A pesar de su empeño, los promotores del feminismo radical no han logrado acallar a las mujeres díscolas; al contrario, estas parecen ganar influencia y adeptos, entre las propias mujeres y también entre los vituperados varones. Hoy, es innegable que, cuando se trata de criticar el feminismo radical, el impacto que puede conseguir una mujer, bien porque sea una conocida política, bien porque sea famosa, o bien, simplemente, porque sea elocuente, es muy superior al que puede lograr cualquier hombre, por mucho que se esfuerce. No es de extrañar, por tanto, que los medios no adscritos a la izquierda, los que se definen liberales, centristas o, si acaso, más a la derecha que a la izquierda, les cedan encantados sus espacios. Y, personalmente, me felicito por ello, aunque tal vez algunos lo hagan más animados por los índices de audiencia que por la causa en sí misma. Sin embargo, no puedo dejar de preguntarme si esta tendencia, a priori, tan prometedora, no estará contribuyendo a normalizar dos objetivos del feminismo radical: segregar a las personas según su sexo y excluir del debate a la mitad de la población, cuando están en litigio, ni más, ni menos, que los derechos de esa mitad a la que se segrega.
Hace ya algunos años, cuando el feminismo radical parecía intratable y muy pocos se atrevían a escupir contra el viento, me pareció oportuno escribir, junto con un compañero, un artículo crítico. A pesar de que arrancaba con una nota de humor y tenía cierto tono de denuncia para capturar la atención del lector, el texto era en esencia argumentativo. No tenía intención de ofender, sino de dar un toque de atención. El texto causó un gran revuelo, más que por lo que decía, por ser una rareza en un contexto de filípicas feministas. Inmediatamente, nos llovieron las descalificaciones, los insultos e incluso las amenazas.
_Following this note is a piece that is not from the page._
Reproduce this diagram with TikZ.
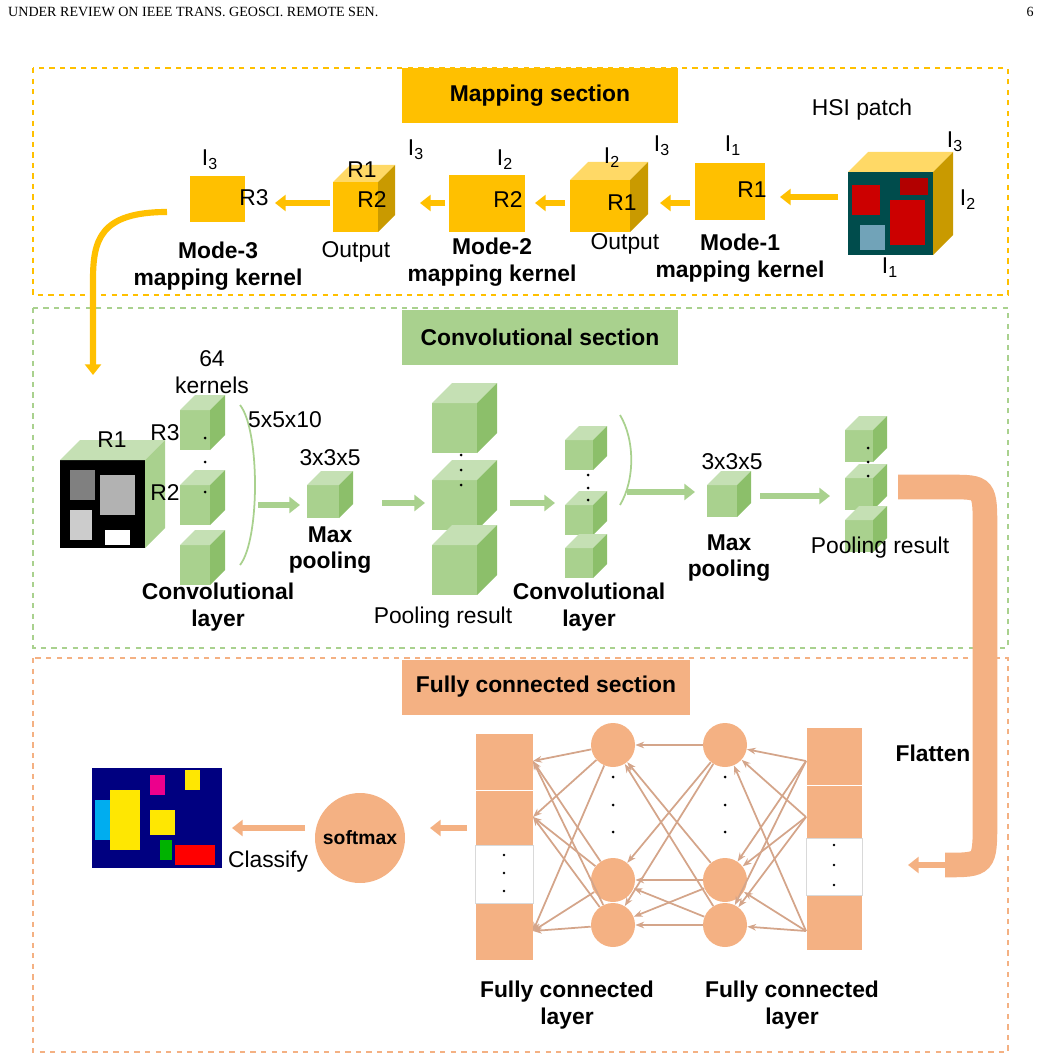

Por supuesto, fuimos tachados, de machistas, machirulos y misóginos… pero los argumentos de fondo sobrevivieron a la histeria del momento. Y, quiero pensar, que, de alguna manera, ese texto contribuyó a la nivelación de un terreno de juego que, hasta entonces, había estado muy inclinado hacia las tesis radicales. Como era de esperar, no convencimos a prácticamente ningún político en ejercicio, siempre tan atentos como están al qué dirán, pero sí despertamos el interés de un público que, en buena medida, veía despuntar en el horizonte los negros nubarrones que hoy tenemos encima: a saber, la conculcación de la igualdad ante la ley y la presunción de inocencia.
Afortunadamente, las cosas han cambiado de un tiempo a esta parte. Hoy no es inusual leer o escuchar opiniones y argumentos bien fundamentados que son contrarios a las imposiciones del feminismo radical, incluso hay políticos que ya se atreven a hacerlo, aunque con más acierto unos que otros, todo sea dicho. Sin embargo, parece haberse establecido una nueva y extraña ley de hierro: otorgar un plus de legitimidad a estas críticas cuando quien las expresa es una mujer, mientras que, si las expresa un hombre, prevalece la sospecha, como si lo que le moviera no fuera la legítima defensa de sus derechos y los de sus hijos, sino la mala fe, el resentimiento o la misoginia. Por eso, agradezco de corazón el esfuerzo de todas aquellas mujeres que nos prestan su voz, pero me gustaría más que lucharan por devolvernos la nuestra porque juntos somos más fuertes.
Para aquellas que aún sospechen de mis verdaderas intenciones, solo me queda prevenirlas de que este feminismo radical, además de degradarlas a ese sexo débil que no puede valerse por sí mismo y necesita a papá Estado —¿puede haber algo más machista?—, pretende convertir a sus compañeros, amantes, hijos, hermanos o amigos en ciudadanos de segunda. Así, con los hombres silenciados y las mujeres intensamente dependientes del Estado, quien se apropie del feminismo tendrá un poder absoluto. Ya lo advertía Karl Popper, «la libertad es más importante que la igualdad; el intento de realizar la igualdad pone en peligro la libertad, y, si se pierde la libertad, ni siquiera habrá igualdad entre los no libres». Claro que Popper era hombre, pero precisamente con esa intención he escrito este post: para que no se nos silencie.